Clinton has two debate modes: wooden or high-risk. She was, during the 2000 and 2006 campaigns and through much of 2008, a good student. In 2000 — her first time as a candidate in her own right — she was a tightly wound and nearly error-free debater, beginning to poke at Lazio only in October, during their third debate.

"She's a competent but not a great debater," said Lazio.

In 2006, Clinton refused to debate Tasini in the primary. In the general, she agreed to debate Spencer at 7:00 one Friday evening in Rochester; and again early on a Sunday morning.
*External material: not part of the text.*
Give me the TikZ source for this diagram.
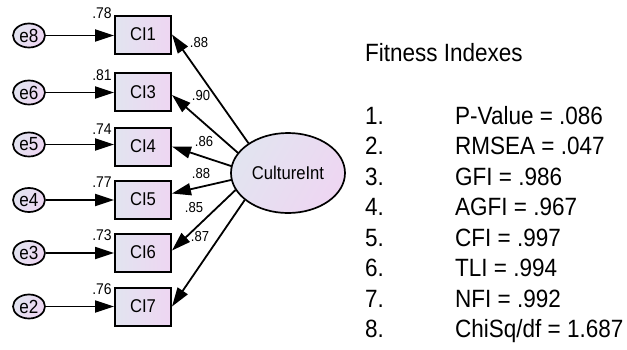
\documentclass[tikz,border=0pt]{standalone}
\usepackage{fontspec}
\setmainfont{Liberation Sans}[FakeStretch=0.9]
\usetikzlibrary{arrows.meta,shapes.geometric}

\definecolor{fillA}{RGB}{226,228,240}
\definecolor{fillB}{RGB}{238,214,242}

\tikzset{
  fsize/.style={font=\fontsize{#1}{#1}\selectfont},
  obsbox/.style={draw, line width=2pt, minimum width=56pt, minimum height=38pt,
    inner sep=0pt, left color=fillA, right color=fillB, fsize=18.5},
  errnode/.style={ellipse, draw, line width=1.7pt, minimum width=32pt, minimum height=24pt,
    inner sep=0pt, left color=fillA, right color=fillB, shading angle=60, fsize=19},
  latent/.style={ellipse, draw, line width=1.7pt, minimum width=114pt, minimum height=80pt,
    inner sep=0pt, left color=fillA, right color=fillB, shading angle=60, fsize=18.5},
  path/.style={line width=1.8pt, -{Triangle[length=19pt,width=12pt]}},
  coef/.style={inner sep=0pt, fsize=14.5},
  rsq/.style={inner sep=0pt, fsize=15.5},
  fit/.style={inner sep=0pt, anchor=base west, fsize=25},
}

\begin{document}
\begin{tikzpicture}[x=1pt, y=-1pt]
\useasboundingbox (0,0) rectangle (627,349);

% observed indicators
\node[obsbox] (ci1) at (143,34.5) {CI1};
\node[obsbox] (ci3) at (143,92) {CI3};
\node[obsbox] (ci4) at (143,146.5) {CI4};
\node[obsbox] (ci5) at (143,199.5) {CI5};
\node[obsbox] (ci6) at (143,252.5) {CI6};
\node[obsbox] (ci7) at (143,306.5) {CI7};

% error terms
\node[errnode] (e8) at (29,35.5) {e8};
\node[errnode] (e6) at (29,92.5) {e6};
\node[errnode] (e5) at (29,144.5) {e5};
\node[errnode] (e4) at (29,200) {e4};
\node[errnode] (e3) at (29,253) {e3};
\node[errnode] (e2) at (29,306.5) {e2};

% latent factor
\node[latent] (ce) at (288,173) {CultureInt};

% error paths
\draw[path] (e8) -- (e8 -| ci1.west);
\draw[path] (e6) -- (e6 -| ci3.west);
\draw[path] (e5) -- (e5 -| ci4.west);
\draw[path] (e4) -- (e4 -| ci5.west);
\draw[path] (e3) -- (e3 -| ci6.west);
\draw[path] (e2) -- (e2 -| ci7.west);

% factor loadings
\draw[path] (ce.143) -- (ci1.east);
\draw[path] (ce.158) -- ([yshift=-3pt]ci3.east);
\draw[path] (ce.173) -- (ci4.east);
\draw[path] (ce.187) -- ([yshift=6pt]ci5.east);
\draw[path] (ce.198) -- ([yshift=2pt]ci6.east);
\draw[path] (ce.212) -- (ci7.east);

% loading estimates
\node[coef] (l1) at (199,43) {.88};
\node[coef] (l3) at (201,96) {.90};
\node[coef] (l4) at (204,142) {.86};
\node[coef] (l5) at (201,174) {.88};
\node[coef] (l6) at (194,208) {.85};
\node[coef] (l7) at (200,237) {.87};

% squared multiple correlations
\node[rsq] (r1) at (102,13) {.78};
\node[rsq] (r3) at (102,75) {.81};
\node[rsq] (r4) at (102,129) {.74};
\node[rsq] (r5) at (102,182) {.77};
\node[rsq] (r6) at (102,235) {.73};
\node[rsq] (r7) at (102,289) {.76};

% fit summary
\node[fit] (title) at (365,61) {Fitness Indexes};
\node[fit] (n1) at (365,124) {1.};
\node[fit] (n2) at (365,154.5) {2.};
\node[fit] (n3) at (365,185) {3.};
\node[fit] (n4) at (365,215.5) {4.};
\node[fit] (n5) at (365,246) {5.};
\node[fit] (n6) at (365,276.5) {6.};
\node[fit] (n7) at (365,307) {7.};
\node[fit] (n8) at (365,337.5) {8.};
\node[fit] (f1) at (455,124) {P-Value = .086};
\node[fit] (f2) at (455,154.5) {RMSEA = .047};
\node[fit] (f3) at (455,185) {GFI = .986};
\node[fit] (f4) at (455,215.5) {AGFI = .967};
\node[fit] (f5) at (455,246) {CFI = .997};
\node[fit] (f6) at (455,276.5) {TLI = .994};
\node[fit] (f7) at (455,307) {NFI = .992};
\node[fit] (f8) at (455,337.5) {ChiSq/df = 1.687};
\end{tikzpicture}
\end{document}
She acted like a candidate who was running not to lose, and she didn't, but neither did she impress with any particular spontaneity or verve.

"I was a little surprised at how well John did against her in that debate," recalled Ryan, Spencer's campaign manager, of their one face-off. "She comes across as a little more programmed, and like a lot of lawyers do, she gets every answer down, but she's repeated it pretty much verbatim every time."

("With John, you never knew what was coming out of his mouth," he recalled.)

She is now a much more experienced debater: She was the only one of the 2008 Democrats to participate in all 26 of that cycle's debates, and ended it demanding that Obama face her more. But they included some of her worst moments. During an October 2007 debate in Philadelphia, in particular, she stumbled into a trap in response to a question about drivers licenses for undocumented immigrants — a moment widely seen as shattering her frontrunner status.

8. She Can Be Beaten

The men who ran against her now say she's beatable, even if they couldn't do so.

Tasini told BuzzFeed News he was frustrated then and is frustrated now that a higher-profile progressive won't challenge her.

"I may be the only one left in the country who still believes that she's eminently beatable in the Democratic primary if anyone decides to run," he said. "Her support is kind of an illusion. It's a fascinating thing how people are quite afraid of that machine still."

As for John Spencer, he parted on good terms with Clinton. He made his concession call from the quiet of a hotel bathroom, and she graciously told him she'd learned from him — and particularly from his criticism of "our guys on the home front being too loud in our opposition of going to Iraq."

"You know, John, you're right," he recalled her telling him.

But now, he thinks her political career has run its course.

"I think people are seeing the act. If she does end up with the Democratic Party nominee, I think whoever the Republican is will beat her," he said.

He had just one caveat.

"I don't think Jeb Bush should be a candidate, even though I like Jeb Bush," Spencer said. "People are sick of the name Bush, people are sick of Hillary."

Rob Ryan is John Spencer's communications director. An earlier version of this story got his title wrong.